Regional and global dynamics
Divergent capabilities and timelines: Wealthier economies with abundant capital and advanced technology can move more quickly toward low-emission grids, while developing regions may prioritize affordable energy access and growth. International cooperation, finance, and technology transfer shape what is feasible globally. See global energy transition and Paris Agreement.
Technology and supply chains: Critical minerals, manufacturing capacity, and skilled labor influence how rapidly a decarbonized system can be built. Ensuring resilient supply chains reduces risk of price surges and bottlenecks. See critical minerals and industrial policy.
Controversies and debates
Speed vs. stability: Proponents of rapid decarbonization argue for aggressive action to avoid tipping points in the climate system and to seize economic opportunities in clean tech. Detractors stress that hastening the transition without reliable, affordable energy can destabilize economies and threaten households and businesses. Policy design that emphasizes gradualism, cost containment, and robust reliability is often preferred by those who prioritize practical governance.
Role of government and market signals: The central dispute is not whether emissions should fall, but how to incentivize the right mix of technologies and timing. A market-oriented approach favors price signals, private investment, and flexible portfolios, whereas more interventionist plans rely on mandates and government-directed technology choices. See market-based policy and industrial policy.
“Woke” criticisms and their targets: Critics who label climate activism as overbearing or ideologically driven often argue that policy responses overpromise what technology can deliver, overlook real-world costs, or undermine energy reliability. From a pragmatic viewpoint, proponents argue that climate risk is real and that sensible policy can align environmental aims with economic growth, while acknowledging legitimate concerns about costs and equity. They may also argue that dismissals of climate risk as a mere political fad ignore long-term economic and health benefits, and that criticism framed as politics-as-usual ignores measurable improvements in air quality and public health. See climate policy and risk management.
Equity and distributional concerns: There is ongoing debate about how to design decarbonization to protect low-income households and energy-intensive industries without sacrificing competitiveness. targeted rebates, progressive pricing, and cross-subsidies are among the tools discussed to address these concerns. See energy equity and carbon pricing.
Paths forward and policy design
Practical decarbonization emphasizes adaptable policy frameworks that provide long-term clarity to investors, while preserving the flexibility to respond to evolving technologies and prices. This means:
Favoring price-based mechanisms that let households and firms choose the most cost-effective emissions reductions, with measures to protect the most vulnerable. See carbon pricing.
Supporting a diversified energy portfolio that includes renewables, nuclear energy, natural gas, storage, and potentially CCS where cost-effective, all evaluated through ongoing cost-benefit analysis.

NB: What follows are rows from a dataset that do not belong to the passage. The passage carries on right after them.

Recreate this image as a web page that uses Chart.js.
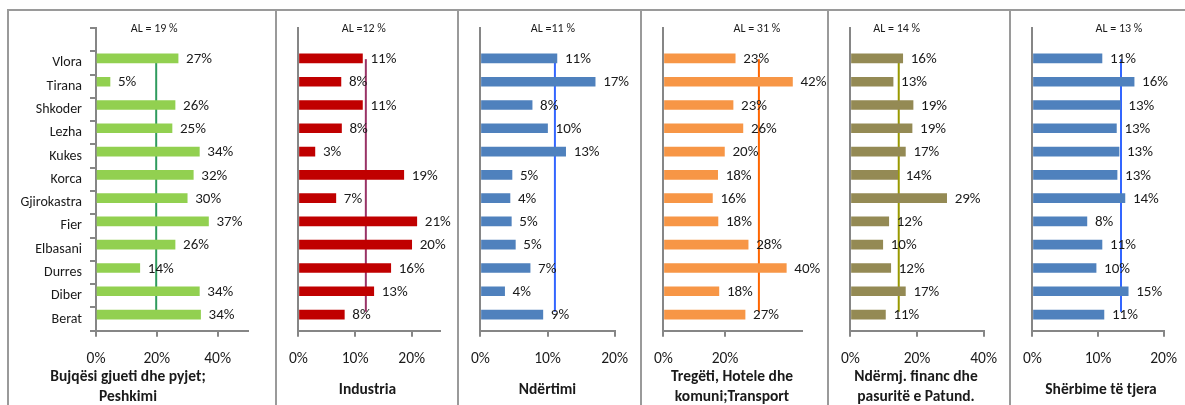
<!DOCTYPE html>
<html>
<head>
<meta charset="utf-8">
<script src="https://cdn.jsdelivr.net/npm/chart.js@4/dist/chart.umd.min.js"></script>
<style>
  html, body { margin: 0; padding: 0; background: #fff; overflow: hidden; }
  body { width: 1185px; height: 405px; position: relative; }
  canvas { position: absolute; top: 10px; }
  .rule { position: absolute; background: #9a9a9a; }
</style>
</head>
<body>
<script>
// district names, top slot left empty for the AL label
const categories = ['', 'Vlora', 'Tirana', 'Shkoder', 'Lezha', 'Kukes', 'Korca',
  'Gjirokastra', 'Fier', 'Elbasani', 'Durres', 'Diber', 'Berat'];

// shares per sector (%), same order as categories (without the empty slot)
const agriculture = [27, 4.6, 26, 25, 34, 32, 30, 37, 26, 14.4, 34, 34.4];
const industry    = [11.3, 7.5, 11.3, 7.6, 2.9, 18.6, 6.6, 20.9, 20, 16.3, 13.3, 8.1];
const construct   = [11.4, 17.1, 7.7, 10, 12.7, 4.7, 4.4, 4.6, 5.2, 7.4, 3.6, 9.3];
const trade       = [23.3, 41.9, 22.6, 25.8, 19.8, 17.6, 15.9, 17.7, 27.5, 39.9, 18, 26.5];
const finance     = [15.7, 12.8, 18.8, 18.5, 16.5, 14.2, 28.9, 11.5, 9.7, 12.1, 16.5, 10.5];
const services    = [10.6, 15.5, 13.4, 12.8, 13.2, 12.9, 14.1, 8.3, 10.6, 9.7, 14.6, 10.9];

// national average (AL) lines and their captions
const alValues = [19.8, 11.9, 11.1, 31, 14.5, 13.5];
const alLabels = ['AL = 19 %', 'AL =12 %', 'AL =11 %', 'AL = 31 %', 'AL = 14 %', 'AL = 13 %'];

const sectorTitles = [
  ['Bujqësi gjueti dhe pyjet;', 'Peshkimi'],
  ['Industria'],
  ['Ndërtimi'],
  ['Tregëti, Hotele dhe', 'komuni;Transport'],
  ['Ndërmj. financ dhe', 'pasuritë e Patund.'],
  ['Shërbime të tjera']
];
const axisMax  = [50, 25, 20, 45, 40, 20];
const axisStep = [20, 10, 10, 20, 20, 10];

const series = [agriculture, industry, construct, trade, finance, services];

// layout / look
const panels = [
  { left: 8,    width: 268, padL: 88, padR: 28, bar: '#92D050', line: '#2F9B5E' },
  { left: 276,  width: 182, padL: 19, padR: 18, bar: '#C00000', line: '#993366' },
  { left: 458,  width: 183, padL: 19, padR: 23, bar: '#4F81BD', line: '#3366FF' },
  { left: 641,  width: 187, padL: 21, padR: 26, bar: '#F79646', line: '#FF6600' },
  { left: 828,  width: 182, padL: 18, padR: 24, bar: '#948A54', line: '#999900' },
  { left: 1010, width: 180, padL: 21, padR: 19, bar: '#4F81BD', line: '#3366FF' }
];
const FONT = 'Carlito, Lato, sans-serif';
const AXIS = '#868686';
const TEXT = '#1a1a1a';

// frame lines
function rule(x, y, w, h) {
  const d = document.createElement('div');
  d.className = 'rule';
  d.style.left = x + 'px'; d.style.top = y + 'px';
  d.style.width = w + 'px'; d.style.height = h + 'px';
  document.body.appendChild(d);
}
rule(8, 9, 1185, 2);
panels.forEach(p => rule(p.left - 1, 9, 2, 400));

const labelPlugin = {
  id: 'labels',
  afterDatasetsDraw(chart, args, opts) {
    const ctx = chart.ctx;
    const meta = chart.getDatasetMeta(0);
    ctx.save();
    ctx.fillStyle = TEXT;
    ctx.font = '15px ' + FONT;
    ctx.textBaseline = 'middle';
    ctx.textAlign = 'left';
    meta.data.forEach((bar, i) => {
      const v = chart.data.datasets[0].data[i];
      if (v == null) return;
      ctx.fillText(Math.round(v) + '%', bar.x + 8, bar.y + 1);
    });
    const x = chart.scales.x.getPixelForValue(opts.al);
    ctx.font = '12px ' + FONT;
    ctx.textAlign = 'center';
    ctx.fillText(opts.alText, x - 2, chart.chartArea.top + 1);
    ctx.restore();
  }
};

panels.forEach((p, k) => {
  const cv = document.createElement('canvas');
  cv.width = p.width; cv.height = 398;
  cv.style.left = p.left + 'px';
  document.body.appendChild(cv);

  const twoLines = sectorTitles[k].length > 1;
  const step = axisStep[k];

  new Chart(cv, {
    type: 'bar',
    data: {
      labels: categories,
      datasets: [
        {
          data: [null].concat(series[k]),
          backgroundColor: p.bar,
          barThickness: 9
        },
        {
          type: 'line',
          data: [{ x: alValues[k], y: 0 }, { x: alValues[k], y: 12.4 }],
          yAxisID: 'yl',
          borderColor: p.line,
          borderWidth: 2,
          pointRadius: 0,
          clip: false
        }
      ]
    },
    options: {
      indexAxis: 'y',
      responsive: false,
      animation: false,
      devicePixelRatio: 1,
      layout: { padding: { top: 18, left: k === 0 ? 0 : p.padL, right: p.padR, bottom: 0 } },
      plugins: {
        legend: { display: false },
        tooltip: { enabled: false },
        title: {
          display: true,
          position: 'bottom',
          text: sectorTitles[k],
          color: TEXT,
          font: { family: FONT, size: 15.5, weight: 'bold', lineHeight: 1.3 },
          padding: twoLines ? { top: 0, bottom: 1 } : { top: 13, bottom: 8.15 }
        },
        labels: { al: alValues[k], alText: alLabels[k] }
      },
      scales: {
        x: {
          min: 0,
          max: axisMax[k],
          afterBuildTicks: s => { s.ticks = s.ticks.filter(t => t.value % step === 0); },
          afterFit: s => { s.height = 36; },
          ticks: {
            stepSize: step,
            padding: 13,
            color: TEXT,
            font: { family: FONT, size: 15.5 },
            callback: v => v + '%'
          },
          grid: { drawOnChartArea: false, color: AXIS, lineWidth: 2, tickLength: 6 },
          border: { display: true, color: AXIS, width: 2 }
        },
        y: {
          afterFit: s => { s.width = k === 0 ? p.padL : 0; },
          ticks: {
            display: k === 0,
            padding: 8,
            color: TEXT,
            font: { family: FONT, size: 14 }
          },
          grid: {
            drawOnChartArea: false,
            drawTicks: k === 0,
            display: k === 0,
            color: AXIS,
            lineWidth: 2,
            tickLength: 6
          },
          border: { display: true, color: AXIS, width: 2 }
        },
        yl: {
          type: 'linear',
          axis: 'y',
          position: 'right',
          display: false,
          min: 0,
          max: 13
        }
      }
    },
    plugins: [labelPlugin]
  });
});
</script>
</body>
</html>
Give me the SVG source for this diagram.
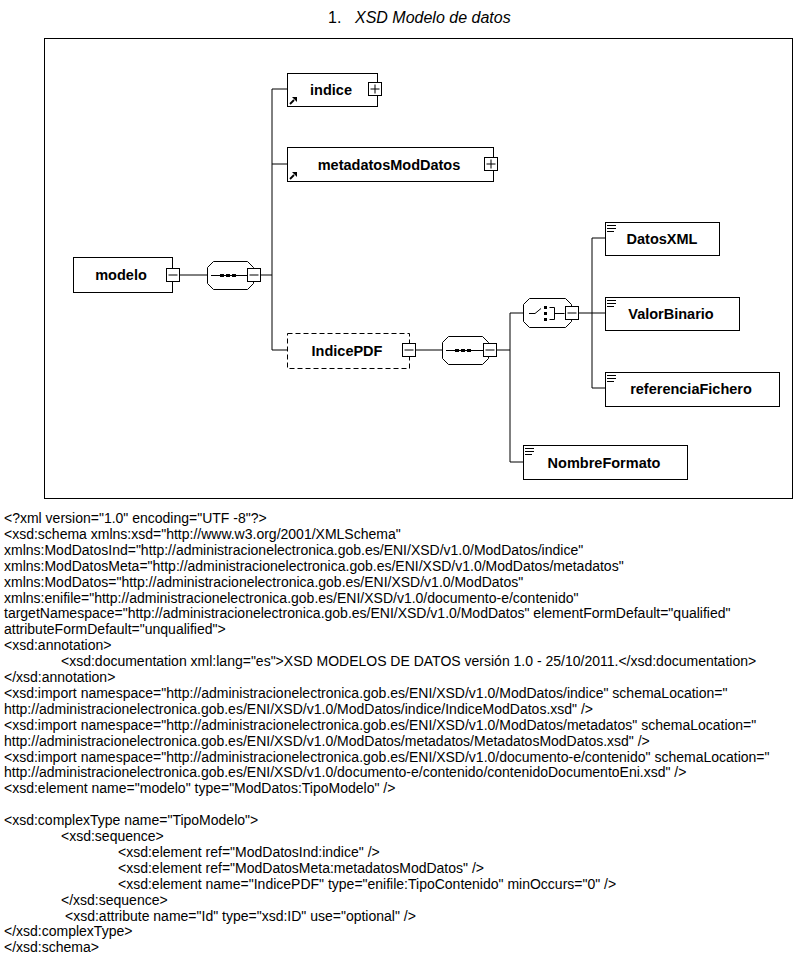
<svg xmlns="http://www.w3.org/2000/svg" width="800" height="960" viewBox="0 0 800 960">
<style>
.bx{fill:#fff;stroke:#000;stroke-width:1}
.dash{fill:#fff;stroke:#000;stroke-width:1;stroke-dasharray:5,3}
.ln{fill:none;stroke:#000;stroke-width:1}
.nm{font-family:"Liberation Sans",Arial,sans-serif;font-size:14.5px;font-weight:bold;fill:#000;text-anchor:middle}
.code{font-family:"Liberation Sans",Arial,sans-serif;font-size:14px;fill:#000}
.ttl{font-family:"Liberation Sans",Arial,sans-serif;font-size:16px;fill:#000}
.dot{fill:#000}
</style>
<defs>
<g id="minus"><rect class="bx" x="0" y="0" width="13" height="13"/><path class="ln" d="M2,6.5 h9"/></g>
<g id="plus"><rect class="bx" x="0" y="0" width="13" height="13"/><path class="ln" d="M2,6.5 h9 M6.5,2 v9"/></g>
<g id="refarrow"><path d="M1,7 L5,3" stroke="#000" stroke-width="1.8"/><polygon points="3,0 8,0 8,5" fill="#000"/></g>
<g id="lines"><path class="ln" d="M0,1.5 h9 M0,4.5 h9 M0,7.5 h7"/></g>
</defs>

<text class="ttl" x="328" y="23">1.</text>
<text class="ttl" x="355" y="23" font-style="italic">XSD Modelo de datos</text>

<rect x="44.5" y="38.5" width="748" height="460" fill="none" stroke="#000" stroke-width="1"/>

<g id="connectors" class="ln">
<path d="M179,275 H207"/>
<path d="M261,275 H272"/>
<path d="M272,89 V350"/>
<path d="M272,89 H287"/>
<path d="M272,164 H287"/>
<path d="M272,350 H287"/>
<path d="M415,350 H442"/>
<path d="M497,350 H510"/>
<path d="M510,313 V462"/>
<path d="M510,313 H523"/>
<path d="M578,313 H592"/>
<path d="M592,238 V388"/>
<path d="M592,238 H605"/>
<path d="M592,313 H605"/>
<path d="M592,388 H605"/>
<path d="M510,462 H523"/>
</g>

<g id="modelo">
<rect class="bx" x="73.5" y="257.5" width="99" height="35"/>
<text class="nm" x="121" y="280">modelo</text>
<use href="#minus" x="166.5" y="268.5"/>
</g>

<g id="sequence1">
<polygon class="bx" points="213.5,261.5 247.5,261.5 253.5,267.5 253.5,283.5 247.5,289.5 213.5,289.5 207.5,283.5 207.5,267.5"/>
<path class="ln" d="M211,275.5 H247"/>
<rect class="dot" x="220" y="274" width="4" height="3"/>
<rect class="dot" x="226" y="274" width="4" height="3"/>
<rect class="dot" x="232" y="274" width="4" height="3"/>
<use href="#minus" x="247.5" y="268.5"/>
</g>

<g id="indice">
<rect class="bx" x="287.5" y="73.5" width="90" height="33"/>
<text class="nm" x="331" y="95">indice</text>
<use href="#plus" x="368.5" y="82.5"/>
<use href="#refarrow" x="289" y="97"/>
</g>

<g id="metadatosModDatos">
<rect class="bx" x="287.5" y="147.5" width="206" height="34"/>
<text class="nm" x="389" y="170">metadatosModDatos</text>
<use href="#plus" x="484.5" y="157.5"/>
<use href="#refarrow" x="289" y="172"/>
</g>

<g id="IndicePDF">
<rect class="dash" x="287.5" y="333.5" width="122" height="35"/>
<text class="nm" x="347" y="356">IndicePDF</text>
<use href="#minus" x="402.5" y="343.5"/>
</g>

<g id="sequence2">
<polygon class="bx" points="448.5,336.5 482.5,336.5 488.5,342.5 488.5,358.5 482.5,364.5 448.5,364.5 442.5,358.5 442.5,342.5"/>
<path class="ln" d="M446,350.5 H483"/>
<rect class="dot" x="455" y="349" width="4" height="3"/>
<rect class="dot" x="461" y="349" width="4" height="3"/>
<rect class="dot" x="467" y="349" width="4" height="3"/>
<use href="#minus" x="483.5" y="343.5"/>
</g>

<g id="choice">
<polygon class="bx" points="529.5,298.5 565.5,298.5 571.5,304.5 571.5,321.5 565.5,327.5 529.5,327.5 523.5,321.5 523.5,304.5"/>
<path class="ln" d="M529,313.5 h6 l6,-5"/>
<rect class="dot" x="544" y="306" width="3" height="3"/>
<rect class="dot" x="544" y="312" width="3" height="3"/>
<rect class="dot" x="544" y="318" width="3" height="3"/>
<path class="ln" d="M549.5,307.5 h5 v12 h-5 M554.5,313.5 h10"/>
<use href="#minus" x="565.5" y="306.5"/>
</g>

<g id="DatosXML">
<rect class="bx" x="605.5" y="222.5" width="114" height="33"/>
<use href="#lines" x="607" y="224"/>
<text class="nm" x="662" y="244">DatosXML</text>
</g>

<g id="ValorBinario">
<rect class="bx" x="605.5" y="297.5" width="134" height="33"/>
<use href="#lines" x="607" y="299"/>
<text class="nm" x="671" y="319">ValorBinario</text>
</g>

<g id="referenciaFichero">
<rect class="bx" x="605.5" y="372.5" width="174" height="34"/>
<use href="#lines" x="607" y="374"/>
<text class="nm" x="691" y="394">referenciaFichero</text>
</g>

<g id="NombreFormato">
<rect class="bx" x="523.5" y="445.5" width="164" height="34"/>
<use href="#lines" x="525" y="447"/>
<text class="nm" x="604" y="468">NombreFormato</text>
</g>

<g id="code" class="code">
<text x="4" y="523">&lt;?xml version="1.0" encoding="UTF -8"?&gt;</text>
<text x="4" y="538.9">&lt;xsd:schema xmlns:xsd="http://www.w3.org/2001/XMLSchema"</text>
<text x="4" y="554.8">xmlns:ModDatosInd="http://administracionelectronica.gob.es/ENI/XSD/v1.0/ModDatos/indice"</text>
<text x="4" y="570.7">xmlns:ModDatosMeta="http://administracionelectronica.gob.es/ENI/XSD/v1.0/ModDatos/metadatos"</text>
<text x="4" y="586.6">xmlns:ModDatos="http://administracionelectronica.gob.es/ENI/XSD/v1.0/ModDatos"</text>
<text x="4" y="602.5">xmlns:enifile="http://administracionelectronica.gob.es/ENI/XSD/v1.0/documento-e/contenido"</text>
<text x="4" y="618.4">targetNamespace="http://administracionelectronica.gob.es/ENI/XSD/v1.0/ModDatos" elementFormDefault="qualified"</text>
<text x="4" y="634.3">attributeFormDefault="unqualified"&gt;</text>
<text x="4" y="650.2">&lt;xsd:annotation&gt;</text>
<text x="61" y="666.1">&lt;xsd:documentation xml:lang="es"&gt;XSD MODELOS DE DATOS versión 1.0 - 25/10/2011.&lt;/xsd:documentation&gt;</text>
<text x="4" y="682">&lt;/xsd:annotation&gt;</text>
<text x="4" y="697.9">&lt;xsd:import namespace="http://administracionelectronica.gob.es/ENI/XSD/v1.0/ModDatos/indice" schemaLocation="</text>
<text x="4" y="713.8">http://administracionelectronica.gob.es/ENI/XSD/v1.0/ModDatos/indice/IndiceModDatos.xsd" /&gt;</text>
<text x="4" y="729.7">&lt;xsd:import namespace="http://administracionelectronica.gob.es/ENI/XSD/v1.0/ModDatos/metadatos" schemaLocation="</text>
<text x="4" y="745.6">http://administracionelectronica.gob.es/ENI/XSD/v1.0/ModDatos/metadatos/MetadatosModDatos.xsd" /&gt;</text>
<text x="4" y="761.5">&lt;xsd:import namespace="http://administracionelectronica.gob.es/ENI/XSD/v1.0/documento-e/contenido" schemaLocation="</text>
<text x="4" y="777.4">http://administracionelectronica.gob.es/ENI/XSD/v1.0/documento-e/contenido/contenidoDocumentoEni.xsd" /&gt;</text>
<text x="4" y="793.3">&lt;xsd:element name="modelo" type="ModDatos:TipoModelo" /&gt;</text>
<text x="4" y="825.1">&lt;xsd:complexType name="TipoModelo"&gt;</text>
<text x="61" y="841">&lt;xsd:sequence&gt;</text>
<text x="118" y="856.9">&lt;xsd:element ref="ModDatosInd:indice" /&gt;</text>
<text x="118" y="872.8">&lt;xsd:element ref="ModDatosMeta:metadatosModDatos" /&gt;</text>
<text x="118" y="888.7">&lt;xsd:element name="IndicePDF" type="enifile:TipoContenido" minOccurs="0" /&gt;</text>
<text x="61" y="904.6">&lt;/xsd:sequence&gt;</text>
<text x="65" y="920.5">&lt;xsd:attribute name="Id" type="xsd:ID" use="optional" /&gt;</text>
<text x="4" y="936.4">&lt;/xsd:complexType&gt;</text>
<text x="4" y="952.3">&lt;/xsd:schema&gt;</text>
</g>
</svg>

See diversified energy and cost-benefit analysis.
Streamlining permitting and grid modernization to reduce project timelines and transaction costs for low-emission projects. See permitting reform and grid modernization.
Investing in R&D and deployment programs that accelerate scalable technologies, while avoiding politics-driven bets on technologies without proven economics. See federal research and development and technology readiness.
Integrating international cooperation to share best practices, scale up clean technologies, and mobilize finance for transitions in developing economies. See international cooperation and climate finance.